STATED EXERCISE >>
Select, from the material below, each line with "this" in it.

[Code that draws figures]
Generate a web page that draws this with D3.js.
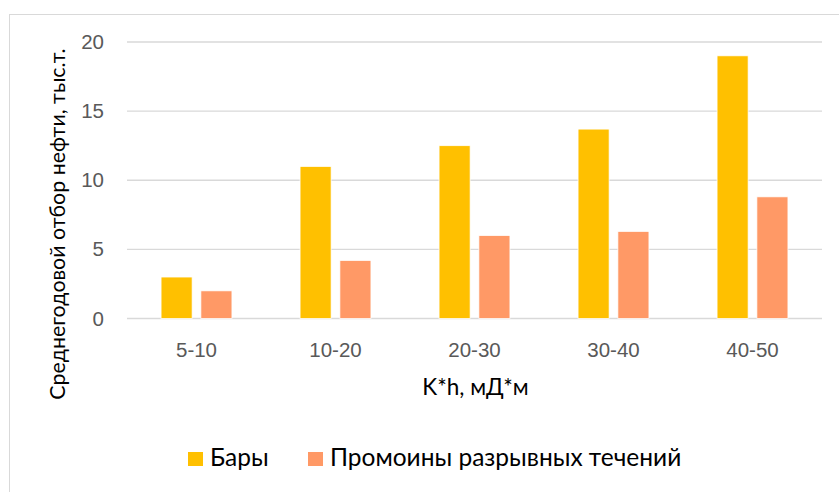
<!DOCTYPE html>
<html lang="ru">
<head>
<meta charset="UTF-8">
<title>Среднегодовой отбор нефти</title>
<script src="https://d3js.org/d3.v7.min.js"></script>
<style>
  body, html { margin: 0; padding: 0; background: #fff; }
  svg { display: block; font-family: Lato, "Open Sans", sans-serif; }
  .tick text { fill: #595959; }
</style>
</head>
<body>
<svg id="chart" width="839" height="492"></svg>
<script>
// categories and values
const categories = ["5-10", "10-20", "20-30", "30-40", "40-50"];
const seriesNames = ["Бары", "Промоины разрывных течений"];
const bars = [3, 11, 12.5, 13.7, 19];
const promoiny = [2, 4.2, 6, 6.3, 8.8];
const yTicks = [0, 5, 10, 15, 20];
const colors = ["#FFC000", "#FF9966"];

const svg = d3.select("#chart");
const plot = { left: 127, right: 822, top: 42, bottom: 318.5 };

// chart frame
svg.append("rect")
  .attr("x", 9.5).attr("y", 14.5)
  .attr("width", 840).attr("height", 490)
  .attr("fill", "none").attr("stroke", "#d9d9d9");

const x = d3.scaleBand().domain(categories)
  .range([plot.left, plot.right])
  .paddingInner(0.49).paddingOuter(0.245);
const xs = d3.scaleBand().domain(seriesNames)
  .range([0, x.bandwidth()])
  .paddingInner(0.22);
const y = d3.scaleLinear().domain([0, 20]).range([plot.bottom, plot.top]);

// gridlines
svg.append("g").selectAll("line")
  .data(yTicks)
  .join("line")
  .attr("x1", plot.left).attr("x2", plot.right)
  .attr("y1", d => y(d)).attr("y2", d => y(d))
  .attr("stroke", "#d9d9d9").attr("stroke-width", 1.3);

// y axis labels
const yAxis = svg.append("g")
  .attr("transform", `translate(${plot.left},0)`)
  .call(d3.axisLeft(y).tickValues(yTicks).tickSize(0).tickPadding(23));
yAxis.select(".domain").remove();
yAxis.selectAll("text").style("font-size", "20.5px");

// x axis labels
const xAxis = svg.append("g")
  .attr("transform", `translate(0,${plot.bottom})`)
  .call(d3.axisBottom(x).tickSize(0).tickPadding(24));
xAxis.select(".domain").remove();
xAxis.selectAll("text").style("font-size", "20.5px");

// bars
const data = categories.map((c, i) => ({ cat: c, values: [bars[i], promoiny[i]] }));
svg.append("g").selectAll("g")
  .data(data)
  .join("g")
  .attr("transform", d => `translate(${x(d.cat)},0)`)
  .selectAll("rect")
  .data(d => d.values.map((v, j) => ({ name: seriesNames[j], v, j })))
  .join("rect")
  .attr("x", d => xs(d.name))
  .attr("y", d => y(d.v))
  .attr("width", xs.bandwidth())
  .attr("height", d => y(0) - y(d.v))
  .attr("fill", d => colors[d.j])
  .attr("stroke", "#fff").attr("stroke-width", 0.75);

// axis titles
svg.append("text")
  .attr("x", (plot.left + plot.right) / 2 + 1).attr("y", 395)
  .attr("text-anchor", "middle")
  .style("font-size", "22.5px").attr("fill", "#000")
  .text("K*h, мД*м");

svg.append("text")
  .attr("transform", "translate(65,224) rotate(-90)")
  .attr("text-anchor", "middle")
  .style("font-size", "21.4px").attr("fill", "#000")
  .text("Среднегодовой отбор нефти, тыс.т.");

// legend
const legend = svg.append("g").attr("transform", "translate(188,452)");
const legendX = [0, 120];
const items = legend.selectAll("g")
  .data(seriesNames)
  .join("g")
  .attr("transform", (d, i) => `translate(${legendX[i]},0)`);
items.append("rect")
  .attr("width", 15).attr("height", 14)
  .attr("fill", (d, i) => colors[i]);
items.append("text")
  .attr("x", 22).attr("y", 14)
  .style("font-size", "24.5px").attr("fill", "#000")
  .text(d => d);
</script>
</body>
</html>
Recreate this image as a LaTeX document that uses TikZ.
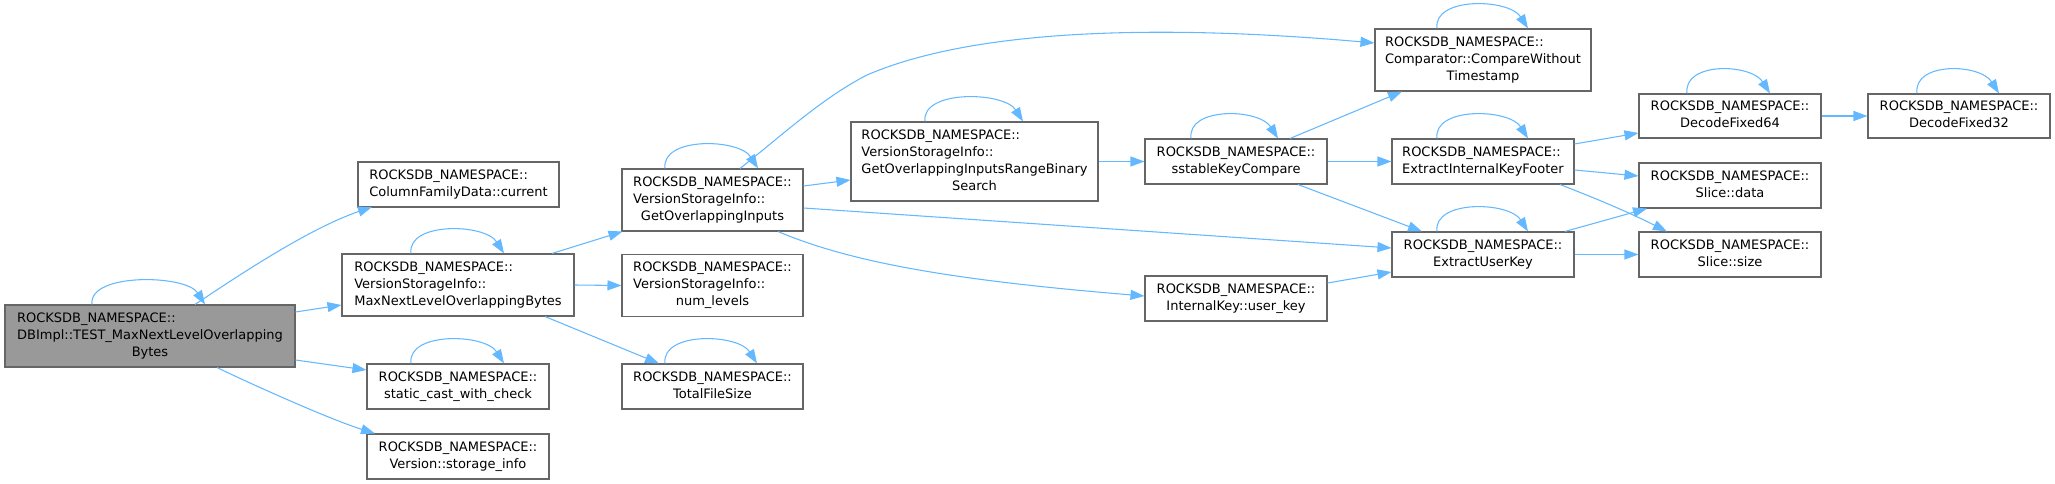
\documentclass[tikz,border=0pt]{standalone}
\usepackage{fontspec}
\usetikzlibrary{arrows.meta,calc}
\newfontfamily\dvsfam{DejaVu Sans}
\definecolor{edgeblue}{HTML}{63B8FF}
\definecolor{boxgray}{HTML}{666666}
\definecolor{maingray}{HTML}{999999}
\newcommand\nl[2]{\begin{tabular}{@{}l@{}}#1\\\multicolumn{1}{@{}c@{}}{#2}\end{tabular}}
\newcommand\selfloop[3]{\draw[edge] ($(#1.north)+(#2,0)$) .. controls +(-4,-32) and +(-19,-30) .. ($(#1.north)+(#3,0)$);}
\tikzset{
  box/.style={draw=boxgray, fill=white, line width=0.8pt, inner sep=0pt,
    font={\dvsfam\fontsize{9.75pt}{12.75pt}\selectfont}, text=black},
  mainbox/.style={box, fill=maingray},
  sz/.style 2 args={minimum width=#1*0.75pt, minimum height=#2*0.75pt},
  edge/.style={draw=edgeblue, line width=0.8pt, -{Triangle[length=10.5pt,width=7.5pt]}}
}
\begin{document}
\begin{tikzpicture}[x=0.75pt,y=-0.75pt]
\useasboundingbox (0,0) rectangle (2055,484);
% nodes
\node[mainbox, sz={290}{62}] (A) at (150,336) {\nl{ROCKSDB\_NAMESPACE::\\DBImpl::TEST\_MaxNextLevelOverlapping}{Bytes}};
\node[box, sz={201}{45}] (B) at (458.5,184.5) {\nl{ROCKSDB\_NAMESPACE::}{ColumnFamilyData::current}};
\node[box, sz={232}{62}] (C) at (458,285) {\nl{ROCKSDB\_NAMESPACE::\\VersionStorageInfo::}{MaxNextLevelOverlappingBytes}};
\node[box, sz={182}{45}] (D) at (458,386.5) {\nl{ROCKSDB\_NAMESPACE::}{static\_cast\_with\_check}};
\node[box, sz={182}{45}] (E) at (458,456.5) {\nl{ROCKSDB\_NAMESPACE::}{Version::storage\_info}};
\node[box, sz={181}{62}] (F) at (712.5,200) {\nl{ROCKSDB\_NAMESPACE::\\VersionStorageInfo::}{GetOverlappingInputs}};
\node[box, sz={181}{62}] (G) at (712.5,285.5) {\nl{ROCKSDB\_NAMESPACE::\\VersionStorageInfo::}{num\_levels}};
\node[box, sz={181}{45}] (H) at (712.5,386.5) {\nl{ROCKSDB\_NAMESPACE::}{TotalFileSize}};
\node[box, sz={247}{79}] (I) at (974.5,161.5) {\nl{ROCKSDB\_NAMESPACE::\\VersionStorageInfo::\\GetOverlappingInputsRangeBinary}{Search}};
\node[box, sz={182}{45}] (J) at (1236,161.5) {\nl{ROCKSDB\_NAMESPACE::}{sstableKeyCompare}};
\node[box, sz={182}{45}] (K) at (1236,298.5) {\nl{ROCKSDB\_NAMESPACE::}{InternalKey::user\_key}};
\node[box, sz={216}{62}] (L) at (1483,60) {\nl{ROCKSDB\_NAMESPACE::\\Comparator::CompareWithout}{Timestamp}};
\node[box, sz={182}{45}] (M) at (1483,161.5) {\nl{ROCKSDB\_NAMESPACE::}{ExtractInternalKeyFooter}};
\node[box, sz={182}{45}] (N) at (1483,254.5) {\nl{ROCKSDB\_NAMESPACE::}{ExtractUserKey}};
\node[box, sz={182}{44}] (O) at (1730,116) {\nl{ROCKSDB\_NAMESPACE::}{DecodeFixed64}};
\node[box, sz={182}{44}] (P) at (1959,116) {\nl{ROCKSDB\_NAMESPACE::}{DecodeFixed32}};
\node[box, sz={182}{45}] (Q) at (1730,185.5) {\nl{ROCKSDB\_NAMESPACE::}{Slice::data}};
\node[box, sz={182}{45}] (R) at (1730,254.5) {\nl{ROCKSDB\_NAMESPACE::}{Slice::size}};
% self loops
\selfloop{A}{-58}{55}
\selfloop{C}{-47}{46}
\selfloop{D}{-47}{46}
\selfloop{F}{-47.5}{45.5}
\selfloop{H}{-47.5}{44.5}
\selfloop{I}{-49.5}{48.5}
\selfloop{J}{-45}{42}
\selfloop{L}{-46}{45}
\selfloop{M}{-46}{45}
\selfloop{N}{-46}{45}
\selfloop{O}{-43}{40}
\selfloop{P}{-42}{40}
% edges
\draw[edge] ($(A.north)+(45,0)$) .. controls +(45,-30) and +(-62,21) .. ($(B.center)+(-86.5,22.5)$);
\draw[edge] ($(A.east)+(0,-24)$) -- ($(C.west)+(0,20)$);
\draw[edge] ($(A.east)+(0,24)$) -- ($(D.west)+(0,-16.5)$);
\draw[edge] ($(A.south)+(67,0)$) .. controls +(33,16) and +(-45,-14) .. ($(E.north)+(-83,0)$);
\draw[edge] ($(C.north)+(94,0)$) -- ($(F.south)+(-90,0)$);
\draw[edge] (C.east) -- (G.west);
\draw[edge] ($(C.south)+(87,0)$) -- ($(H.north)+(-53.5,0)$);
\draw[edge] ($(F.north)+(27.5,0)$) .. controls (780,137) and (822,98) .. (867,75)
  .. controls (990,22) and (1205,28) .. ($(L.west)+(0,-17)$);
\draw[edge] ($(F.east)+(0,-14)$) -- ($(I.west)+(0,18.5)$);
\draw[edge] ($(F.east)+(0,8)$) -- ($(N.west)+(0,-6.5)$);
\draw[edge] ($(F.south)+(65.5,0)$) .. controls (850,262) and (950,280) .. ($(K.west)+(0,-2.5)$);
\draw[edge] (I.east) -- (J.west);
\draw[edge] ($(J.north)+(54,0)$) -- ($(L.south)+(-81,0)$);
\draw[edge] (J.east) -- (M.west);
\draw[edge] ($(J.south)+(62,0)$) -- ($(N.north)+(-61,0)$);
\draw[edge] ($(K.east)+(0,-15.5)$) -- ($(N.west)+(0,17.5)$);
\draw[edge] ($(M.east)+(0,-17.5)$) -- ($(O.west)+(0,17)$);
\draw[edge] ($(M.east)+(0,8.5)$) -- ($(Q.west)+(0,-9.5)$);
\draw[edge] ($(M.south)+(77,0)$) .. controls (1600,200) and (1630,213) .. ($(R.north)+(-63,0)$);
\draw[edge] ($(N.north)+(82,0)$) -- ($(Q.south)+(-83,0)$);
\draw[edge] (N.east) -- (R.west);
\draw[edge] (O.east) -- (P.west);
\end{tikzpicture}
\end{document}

WRITTEN ANSWER >>
Generate a web page that draws this with D3.js.
Recreate this image as a LaTeX document that uses TikZ.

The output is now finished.